**** Input data
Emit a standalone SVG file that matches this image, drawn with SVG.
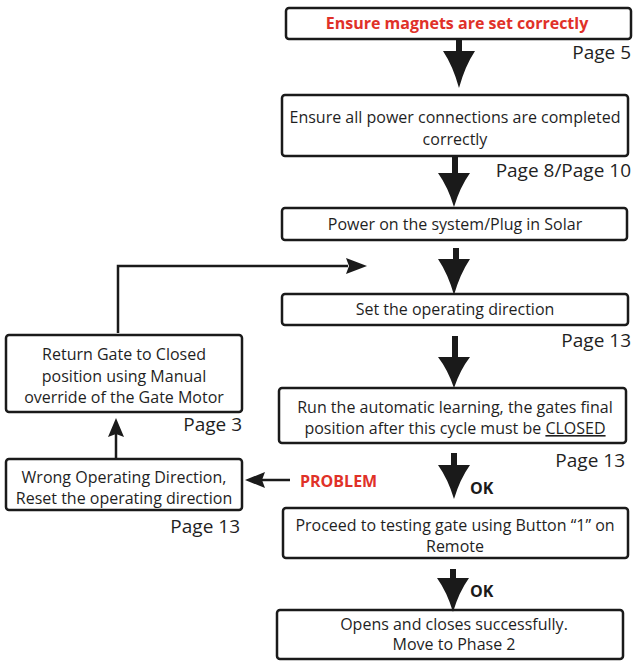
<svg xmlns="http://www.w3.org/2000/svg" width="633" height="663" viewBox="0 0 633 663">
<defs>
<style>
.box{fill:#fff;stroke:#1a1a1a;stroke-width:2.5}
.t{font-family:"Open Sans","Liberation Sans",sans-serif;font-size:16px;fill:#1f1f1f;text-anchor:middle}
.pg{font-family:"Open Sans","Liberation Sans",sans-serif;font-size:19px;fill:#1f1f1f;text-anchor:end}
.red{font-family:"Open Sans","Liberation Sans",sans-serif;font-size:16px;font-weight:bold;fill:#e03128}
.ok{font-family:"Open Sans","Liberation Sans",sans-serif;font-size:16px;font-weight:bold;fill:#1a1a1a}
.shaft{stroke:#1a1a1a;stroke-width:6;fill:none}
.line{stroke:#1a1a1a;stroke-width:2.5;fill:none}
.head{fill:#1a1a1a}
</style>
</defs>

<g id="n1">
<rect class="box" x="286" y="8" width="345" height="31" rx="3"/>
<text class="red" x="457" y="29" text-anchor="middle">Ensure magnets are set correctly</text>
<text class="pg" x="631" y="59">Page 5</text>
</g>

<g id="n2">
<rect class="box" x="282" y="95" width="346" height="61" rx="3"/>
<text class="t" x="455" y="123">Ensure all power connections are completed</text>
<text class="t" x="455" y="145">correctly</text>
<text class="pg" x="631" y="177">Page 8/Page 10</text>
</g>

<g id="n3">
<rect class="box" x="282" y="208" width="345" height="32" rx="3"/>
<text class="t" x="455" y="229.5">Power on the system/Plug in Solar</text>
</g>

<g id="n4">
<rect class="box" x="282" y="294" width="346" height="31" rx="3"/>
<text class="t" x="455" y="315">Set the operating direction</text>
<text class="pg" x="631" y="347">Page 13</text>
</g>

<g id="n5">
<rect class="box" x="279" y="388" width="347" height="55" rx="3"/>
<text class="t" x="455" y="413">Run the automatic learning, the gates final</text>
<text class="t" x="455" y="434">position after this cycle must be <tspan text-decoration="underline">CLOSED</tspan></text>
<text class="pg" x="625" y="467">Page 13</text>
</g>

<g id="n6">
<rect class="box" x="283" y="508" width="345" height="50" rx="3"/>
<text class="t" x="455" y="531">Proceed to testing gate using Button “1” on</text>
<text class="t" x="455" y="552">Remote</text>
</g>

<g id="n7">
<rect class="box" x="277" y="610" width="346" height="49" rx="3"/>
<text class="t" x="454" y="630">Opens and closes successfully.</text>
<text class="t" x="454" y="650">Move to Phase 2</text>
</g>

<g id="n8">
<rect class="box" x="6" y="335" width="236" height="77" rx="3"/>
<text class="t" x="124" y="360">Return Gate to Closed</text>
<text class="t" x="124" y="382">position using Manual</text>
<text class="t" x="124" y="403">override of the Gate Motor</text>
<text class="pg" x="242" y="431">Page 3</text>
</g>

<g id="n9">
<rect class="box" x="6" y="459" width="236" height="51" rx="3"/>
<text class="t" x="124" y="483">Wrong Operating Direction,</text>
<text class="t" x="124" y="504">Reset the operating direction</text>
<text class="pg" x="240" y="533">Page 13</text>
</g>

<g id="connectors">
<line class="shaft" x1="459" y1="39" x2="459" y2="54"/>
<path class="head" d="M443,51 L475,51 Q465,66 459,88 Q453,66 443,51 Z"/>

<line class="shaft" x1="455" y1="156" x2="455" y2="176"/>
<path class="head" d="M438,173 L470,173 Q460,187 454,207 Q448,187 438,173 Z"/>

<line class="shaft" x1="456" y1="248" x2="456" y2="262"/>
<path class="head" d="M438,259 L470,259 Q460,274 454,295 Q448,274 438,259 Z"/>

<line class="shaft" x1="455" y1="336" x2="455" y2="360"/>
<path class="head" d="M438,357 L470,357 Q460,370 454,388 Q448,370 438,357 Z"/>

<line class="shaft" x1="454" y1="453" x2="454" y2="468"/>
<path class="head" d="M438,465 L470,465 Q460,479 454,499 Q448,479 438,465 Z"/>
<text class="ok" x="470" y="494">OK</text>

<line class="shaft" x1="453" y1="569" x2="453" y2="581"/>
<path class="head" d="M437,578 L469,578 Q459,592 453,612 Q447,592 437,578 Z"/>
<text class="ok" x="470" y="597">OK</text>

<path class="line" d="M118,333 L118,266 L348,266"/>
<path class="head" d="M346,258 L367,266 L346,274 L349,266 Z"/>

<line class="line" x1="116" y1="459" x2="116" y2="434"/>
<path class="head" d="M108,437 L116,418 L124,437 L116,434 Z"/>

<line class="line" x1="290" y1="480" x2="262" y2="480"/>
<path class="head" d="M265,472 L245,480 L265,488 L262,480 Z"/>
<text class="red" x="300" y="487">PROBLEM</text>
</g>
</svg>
********
**** Input data
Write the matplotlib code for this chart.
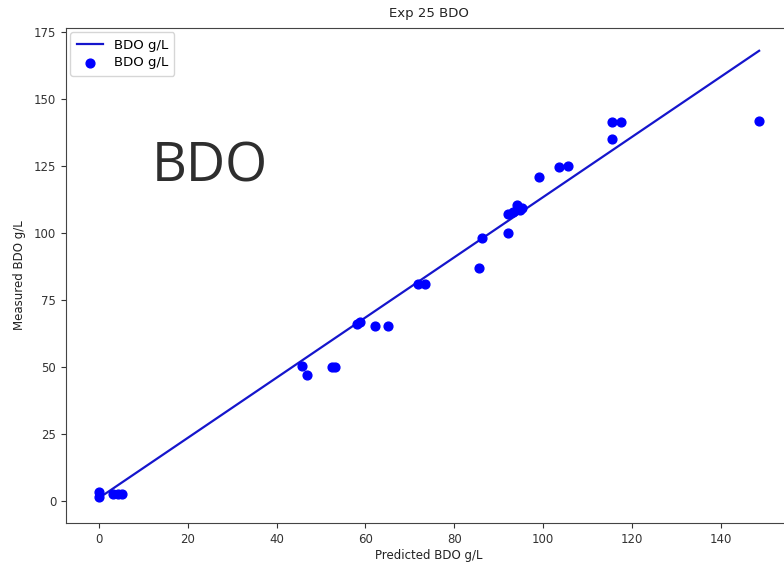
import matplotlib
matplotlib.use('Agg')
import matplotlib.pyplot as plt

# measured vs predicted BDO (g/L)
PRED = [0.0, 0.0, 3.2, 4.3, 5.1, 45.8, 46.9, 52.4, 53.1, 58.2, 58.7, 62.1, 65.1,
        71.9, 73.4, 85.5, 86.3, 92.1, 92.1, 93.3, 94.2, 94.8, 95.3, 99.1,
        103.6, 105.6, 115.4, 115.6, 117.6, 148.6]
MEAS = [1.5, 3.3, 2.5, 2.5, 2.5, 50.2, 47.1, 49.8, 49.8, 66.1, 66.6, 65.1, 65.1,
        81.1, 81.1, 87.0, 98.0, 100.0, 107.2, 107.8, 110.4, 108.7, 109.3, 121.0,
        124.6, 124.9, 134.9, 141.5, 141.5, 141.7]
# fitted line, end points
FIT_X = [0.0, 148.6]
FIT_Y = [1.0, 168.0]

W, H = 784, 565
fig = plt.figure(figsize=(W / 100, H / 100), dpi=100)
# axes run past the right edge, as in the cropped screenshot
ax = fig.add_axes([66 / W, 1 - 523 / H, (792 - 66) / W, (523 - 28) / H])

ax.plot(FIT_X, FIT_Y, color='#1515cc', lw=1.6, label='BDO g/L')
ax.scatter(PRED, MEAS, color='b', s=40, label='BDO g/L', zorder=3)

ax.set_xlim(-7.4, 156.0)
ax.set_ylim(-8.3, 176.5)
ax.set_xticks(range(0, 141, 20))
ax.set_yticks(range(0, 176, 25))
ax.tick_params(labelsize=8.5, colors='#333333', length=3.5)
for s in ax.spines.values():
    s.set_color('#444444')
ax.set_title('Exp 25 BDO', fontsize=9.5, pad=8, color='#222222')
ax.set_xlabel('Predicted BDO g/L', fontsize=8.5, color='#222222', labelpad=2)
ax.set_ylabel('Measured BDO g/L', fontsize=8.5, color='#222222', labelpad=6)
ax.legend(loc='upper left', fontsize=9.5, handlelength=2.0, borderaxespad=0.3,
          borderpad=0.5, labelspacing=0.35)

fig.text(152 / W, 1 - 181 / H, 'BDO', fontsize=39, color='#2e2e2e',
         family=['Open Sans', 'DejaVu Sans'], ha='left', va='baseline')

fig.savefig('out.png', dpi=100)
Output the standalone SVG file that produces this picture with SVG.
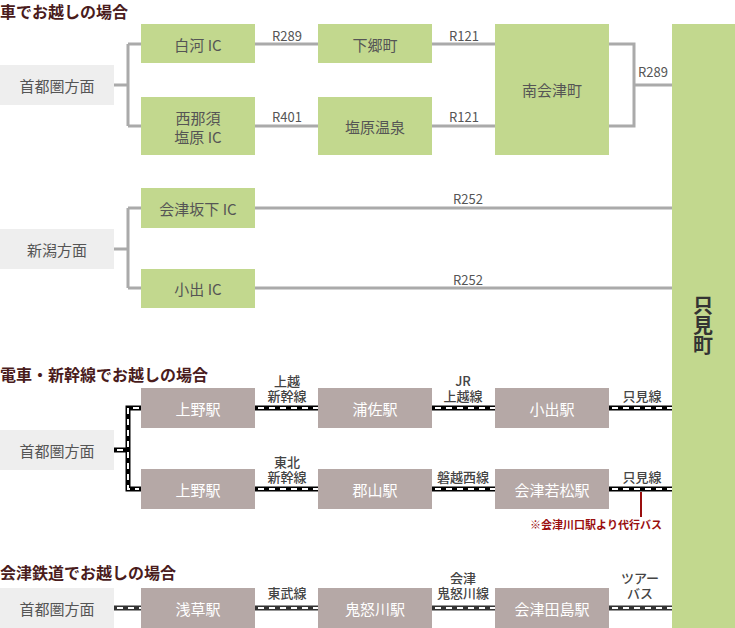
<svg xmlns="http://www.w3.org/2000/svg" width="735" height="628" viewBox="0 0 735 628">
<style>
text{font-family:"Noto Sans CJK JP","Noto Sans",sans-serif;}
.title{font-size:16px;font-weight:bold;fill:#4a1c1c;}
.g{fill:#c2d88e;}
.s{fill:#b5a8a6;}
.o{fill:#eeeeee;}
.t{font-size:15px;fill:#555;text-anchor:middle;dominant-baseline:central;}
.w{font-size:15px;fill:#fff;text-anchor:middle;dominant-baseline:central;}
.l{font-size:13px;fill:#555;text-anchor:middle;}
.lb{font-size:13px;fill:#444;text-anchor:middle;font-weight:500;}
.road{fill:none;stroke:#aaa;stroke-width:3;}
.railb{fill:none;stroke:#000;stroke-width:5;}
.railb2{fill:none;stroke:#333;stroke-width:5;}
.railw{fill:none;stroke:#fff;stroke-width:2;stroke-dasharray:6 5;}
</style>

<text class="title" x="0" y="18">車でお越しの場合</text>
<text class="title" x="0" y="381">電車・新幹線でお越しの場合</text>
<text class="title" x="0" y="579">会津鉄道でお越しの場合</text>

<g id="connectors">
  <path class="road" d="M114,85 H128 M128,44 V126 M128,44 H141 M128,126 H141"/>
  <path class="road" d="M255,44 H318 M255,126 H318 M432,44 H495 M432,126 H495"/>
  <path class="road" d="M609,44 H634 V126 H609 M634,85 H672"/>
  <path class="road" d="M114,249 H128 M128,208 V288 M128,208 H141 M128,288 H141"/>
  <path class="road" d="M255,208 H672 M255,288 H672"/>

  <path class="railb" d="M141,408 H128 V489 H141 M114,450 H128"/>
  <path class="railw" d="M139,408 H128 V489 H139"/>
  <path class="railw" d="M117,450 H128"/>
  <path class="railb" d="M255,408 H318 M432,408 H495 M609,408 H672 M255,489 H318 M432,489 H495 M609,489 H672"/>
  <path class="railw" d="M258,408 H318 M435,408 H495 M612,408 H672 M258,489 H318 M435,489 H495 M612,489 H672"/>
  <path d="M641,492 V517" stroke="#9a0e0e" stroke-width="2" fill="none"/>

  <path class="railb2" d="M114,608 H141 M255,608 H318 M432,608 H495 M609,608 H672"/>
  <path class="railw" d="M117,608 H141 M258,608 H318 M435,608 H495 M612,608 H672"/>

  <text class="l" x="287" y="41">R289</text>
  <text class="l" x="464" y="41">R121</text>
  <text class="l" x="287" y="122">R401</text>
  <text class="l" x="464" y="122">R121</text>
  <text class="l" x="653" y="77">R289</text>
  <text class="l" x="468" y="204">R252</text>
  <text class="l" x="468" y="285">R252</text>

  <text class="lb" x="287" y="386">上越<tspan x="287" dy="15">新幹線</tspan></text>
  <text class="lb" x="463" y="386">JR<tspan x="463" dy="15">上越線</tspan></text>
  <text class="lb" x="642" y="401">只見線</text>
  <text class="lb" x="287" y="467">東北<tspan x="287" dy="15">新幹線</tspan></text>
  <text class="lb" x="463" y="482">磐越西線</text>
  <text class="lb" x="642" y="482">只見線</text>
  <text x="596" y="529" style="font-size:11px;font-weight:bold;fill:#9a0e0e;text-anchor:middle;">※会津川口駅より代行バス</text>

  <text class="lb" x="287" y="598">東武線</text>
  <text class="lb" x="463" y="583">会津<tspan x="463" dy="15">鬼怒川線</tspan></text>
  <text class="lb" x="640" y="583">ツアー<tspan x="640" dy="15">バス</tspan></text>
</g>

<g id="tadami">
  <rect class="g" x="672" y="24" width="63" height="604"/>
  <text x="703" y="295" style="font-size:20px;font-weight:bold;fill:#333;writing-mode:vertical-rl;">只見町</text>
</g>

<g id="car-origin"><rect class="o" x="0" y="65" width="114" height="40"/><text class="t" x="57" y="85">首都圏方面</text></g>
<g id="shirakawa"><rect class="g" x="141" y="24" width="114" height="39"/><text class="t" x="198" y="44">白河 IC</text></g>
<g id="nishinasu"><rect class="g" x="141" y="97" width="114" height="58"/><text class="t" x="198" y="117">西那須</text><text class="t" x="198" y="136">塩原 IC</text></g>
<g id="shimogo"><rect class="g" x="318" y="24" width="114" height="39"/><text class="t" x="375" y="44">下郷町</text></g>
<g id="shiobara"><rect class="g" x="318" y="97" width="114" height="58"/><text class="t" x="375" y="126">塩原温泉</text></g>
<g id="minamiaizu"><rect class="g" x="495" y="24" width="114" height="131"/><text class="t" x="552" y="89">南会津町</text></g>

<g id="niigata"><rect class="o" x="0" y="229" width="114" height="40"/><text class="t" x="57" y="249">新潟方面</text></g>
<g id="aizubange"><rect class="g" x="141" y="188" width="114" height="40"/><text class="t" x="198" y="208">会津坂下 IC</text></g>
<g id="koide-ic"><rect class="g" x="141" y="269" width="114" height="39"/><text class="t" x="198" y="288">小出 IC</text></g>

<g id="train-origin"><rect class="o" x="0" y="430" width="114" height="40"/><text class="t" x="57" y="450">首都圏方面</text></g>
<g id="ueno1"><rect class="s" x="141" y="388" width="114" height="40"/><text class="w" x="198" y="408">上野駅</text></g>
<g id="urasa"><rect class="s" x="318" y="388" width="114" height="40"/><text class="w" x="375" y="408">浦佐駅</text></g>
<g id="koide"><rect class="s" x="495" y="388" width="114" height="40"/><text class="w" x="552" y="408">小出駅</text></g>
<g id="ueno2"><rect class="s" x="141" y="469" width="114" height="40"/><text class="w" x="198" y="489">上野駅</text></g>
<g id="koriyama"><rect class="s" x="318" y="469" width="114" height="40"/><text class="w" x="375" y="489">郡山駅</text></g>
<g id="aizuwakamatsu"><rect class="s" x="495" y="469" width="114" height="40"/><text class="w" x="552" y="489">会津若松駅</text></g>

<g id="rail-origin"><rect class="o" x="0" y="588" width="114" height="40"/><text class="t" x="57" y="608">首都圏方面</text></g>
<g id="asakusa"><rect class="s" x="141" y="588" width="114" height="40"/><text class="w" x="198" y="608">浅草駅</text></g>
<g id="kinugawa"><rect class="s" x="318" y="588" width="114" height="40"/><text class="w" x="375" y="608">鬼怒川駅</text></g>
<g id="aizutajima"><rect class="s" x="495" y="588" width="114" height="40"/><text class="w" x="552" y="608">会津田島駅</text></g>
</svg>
********
In the listing above, how many lines hold the word "that"? Give the number and nothing more.

▶ [Solved problem] 2